▶ **The exercise**: Extract the lines from the start through the line that holds "import seaborn as sns", both included, omitting all images.

Entries from a dataset

================

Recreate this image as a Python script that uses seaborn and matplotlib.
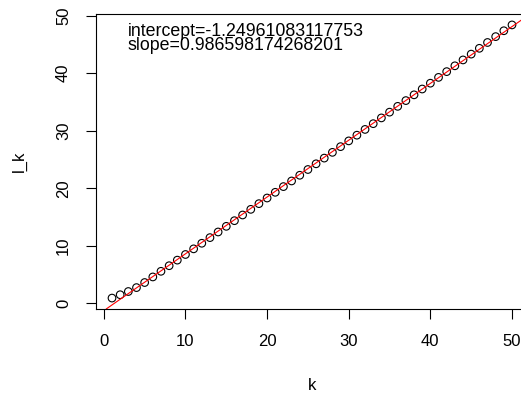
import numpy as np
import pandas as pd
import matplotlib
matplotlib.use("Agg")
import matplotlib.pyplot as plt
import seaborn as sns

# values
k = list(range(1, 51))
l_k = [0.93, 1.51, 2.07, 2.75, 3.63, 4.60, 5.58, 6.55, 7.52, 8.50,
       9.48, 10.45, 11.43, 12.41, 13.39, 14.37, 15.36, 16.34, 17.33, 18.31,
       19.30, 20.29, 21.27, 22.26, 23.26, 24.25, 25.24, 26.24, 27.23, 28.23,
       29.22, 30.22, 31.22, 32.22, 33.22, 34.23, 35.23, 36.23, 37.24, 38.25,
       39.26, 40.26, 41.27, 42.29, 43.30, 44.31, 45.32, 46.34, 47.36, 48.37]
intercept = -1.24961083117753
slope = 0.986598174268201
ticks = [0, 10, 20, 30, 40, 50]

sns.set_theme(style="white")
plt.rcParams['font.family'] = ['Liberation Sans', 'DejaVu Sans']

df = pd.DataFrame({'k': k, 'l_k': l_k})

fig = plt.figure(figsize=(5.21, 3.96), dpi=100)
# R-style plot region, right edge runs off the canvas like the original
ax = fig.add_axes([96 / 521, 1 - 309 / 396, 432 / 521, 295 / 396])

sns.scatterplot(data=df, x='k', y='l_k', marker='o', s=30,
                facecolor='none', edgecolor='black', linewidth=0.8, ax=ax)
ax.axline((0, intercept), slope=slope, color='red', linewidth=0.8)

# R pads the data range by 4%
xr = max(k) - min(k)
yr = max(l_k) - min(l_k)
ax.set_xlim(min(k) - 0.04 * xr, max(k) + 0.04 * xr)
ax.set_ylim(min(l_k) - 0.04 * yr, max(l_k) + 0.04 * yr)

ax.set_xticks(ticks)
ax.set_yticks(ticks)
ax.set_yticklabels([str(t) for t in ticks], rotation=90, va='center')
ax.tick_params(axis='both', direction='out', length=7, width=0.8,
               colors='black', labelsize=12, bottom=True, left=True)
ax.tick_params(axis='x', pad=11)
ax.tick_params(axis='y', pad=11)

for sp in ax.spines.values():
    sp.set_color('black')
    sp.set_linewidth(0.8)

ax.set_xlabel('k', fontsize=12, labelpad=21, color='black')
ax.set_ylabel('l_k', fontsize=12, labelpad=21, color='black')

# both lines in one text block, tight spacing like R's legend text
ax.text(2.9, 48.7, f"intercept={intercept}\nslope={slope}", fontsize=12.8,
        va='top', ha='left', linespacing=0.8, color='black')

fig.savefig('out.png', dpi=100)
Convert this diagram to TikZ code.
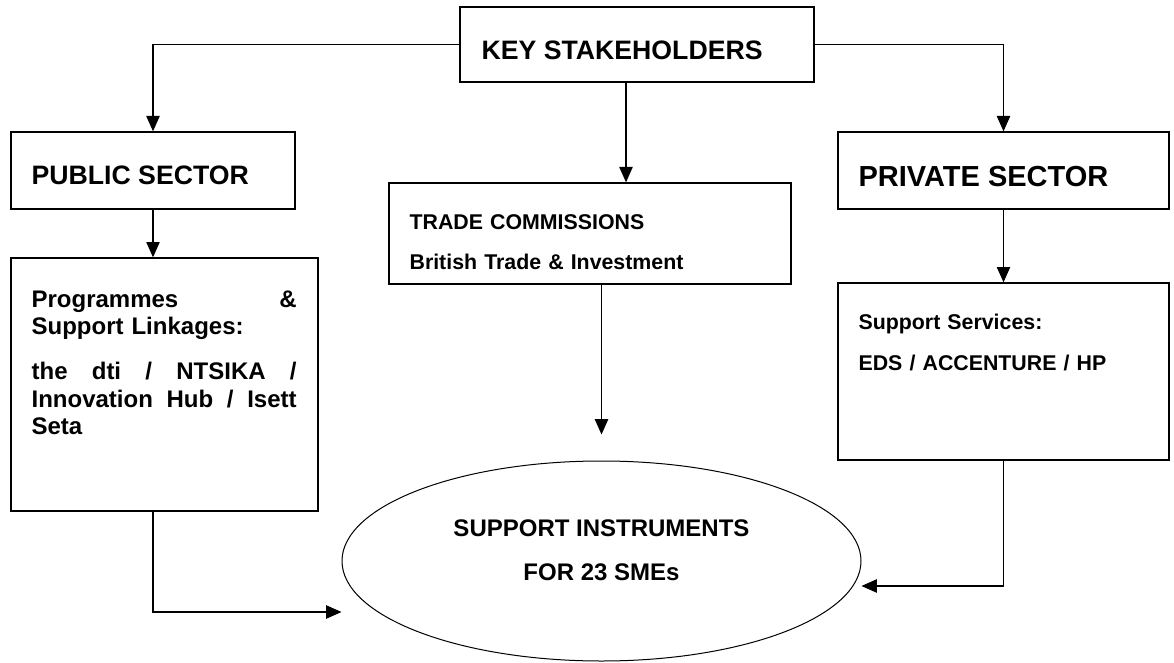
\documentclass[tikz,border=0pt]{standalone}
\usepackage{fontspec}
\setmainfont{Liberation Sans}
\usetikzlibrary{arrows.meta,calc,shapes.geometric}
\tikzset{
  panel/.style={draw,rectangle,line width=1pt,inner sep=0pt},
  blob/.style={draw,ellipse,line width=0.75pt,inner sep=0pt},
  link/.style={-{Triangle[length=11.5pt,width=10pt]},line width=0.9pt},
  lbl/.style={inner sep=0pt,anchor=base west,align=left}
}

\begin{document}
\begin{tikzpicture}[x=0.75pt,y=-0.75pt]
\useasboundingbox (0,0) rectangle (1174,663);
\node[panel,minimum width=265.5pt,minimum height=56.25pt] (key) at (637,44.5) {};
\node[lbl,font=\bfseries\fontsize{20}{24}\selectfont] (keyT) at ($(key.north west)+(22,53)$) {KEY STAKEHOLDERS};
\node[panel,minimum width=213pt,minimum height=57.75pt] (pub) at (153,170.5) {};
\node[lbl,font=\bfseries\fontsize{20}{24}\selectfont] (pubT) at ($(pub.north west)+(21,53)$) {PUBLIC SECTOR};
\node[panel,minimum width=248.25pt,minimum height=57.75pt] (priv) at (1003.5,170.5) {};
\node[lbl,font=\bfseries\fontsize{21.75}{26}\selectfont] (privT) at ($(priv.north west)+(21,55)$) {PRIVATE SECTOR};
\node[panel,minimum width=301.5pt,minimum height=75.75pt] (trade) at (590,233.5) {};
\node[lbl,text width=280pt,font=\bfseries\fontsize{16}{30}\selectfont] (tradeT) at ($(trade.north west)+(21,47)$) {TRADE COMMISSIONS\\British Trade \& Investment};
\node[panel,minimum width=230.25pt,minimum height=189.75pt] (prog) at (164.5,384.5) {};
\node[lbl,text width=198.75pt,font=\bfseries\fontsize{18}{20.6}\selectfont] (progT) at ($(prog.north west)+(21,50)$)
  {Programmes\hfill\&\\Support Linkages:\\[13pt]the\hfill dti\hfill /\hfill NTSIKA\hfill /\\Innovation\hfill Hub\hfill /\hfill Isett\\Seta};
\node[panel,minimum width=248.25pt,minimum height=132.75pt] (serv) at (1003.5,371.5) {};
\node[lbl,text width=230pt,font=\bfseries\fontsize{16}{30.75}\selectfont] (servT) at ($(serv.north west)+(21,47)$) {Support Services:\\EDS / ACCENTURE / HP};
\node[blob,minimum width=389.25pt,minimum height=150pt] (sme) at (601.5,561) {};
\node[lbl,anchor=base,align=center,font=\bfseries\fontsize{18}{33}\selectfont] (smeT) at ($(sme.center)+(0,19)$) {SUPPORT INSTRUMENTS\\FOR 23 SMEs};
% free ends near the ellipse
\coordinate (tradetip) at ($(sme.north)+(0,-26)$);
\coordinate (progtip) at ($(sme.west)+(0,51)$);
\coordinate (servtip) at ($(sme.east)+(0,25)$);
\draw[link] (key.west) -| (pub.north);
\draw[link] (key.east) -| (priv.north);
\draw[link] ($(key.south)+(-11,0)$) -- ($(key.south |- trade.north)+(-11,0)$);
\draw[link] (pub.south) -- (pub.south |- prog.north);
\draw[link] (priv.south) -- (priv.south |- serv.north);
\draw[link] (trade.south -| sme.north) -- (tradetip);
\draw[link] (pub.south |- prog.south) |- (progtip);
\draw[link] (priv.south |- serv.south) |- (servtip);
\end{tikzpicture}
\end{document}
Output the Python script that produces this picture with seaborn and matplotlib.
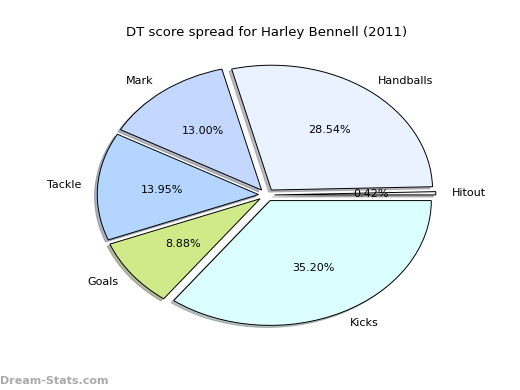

================

▶ **Correct result**:
Recreate this image as a Python script that uses seaborn and matplotlib.
import numpy as np
import pandas as pd
import matplotlib
matplotlib.use("Agg")
import matplotlib.pyplot as plt
import seaborn as sns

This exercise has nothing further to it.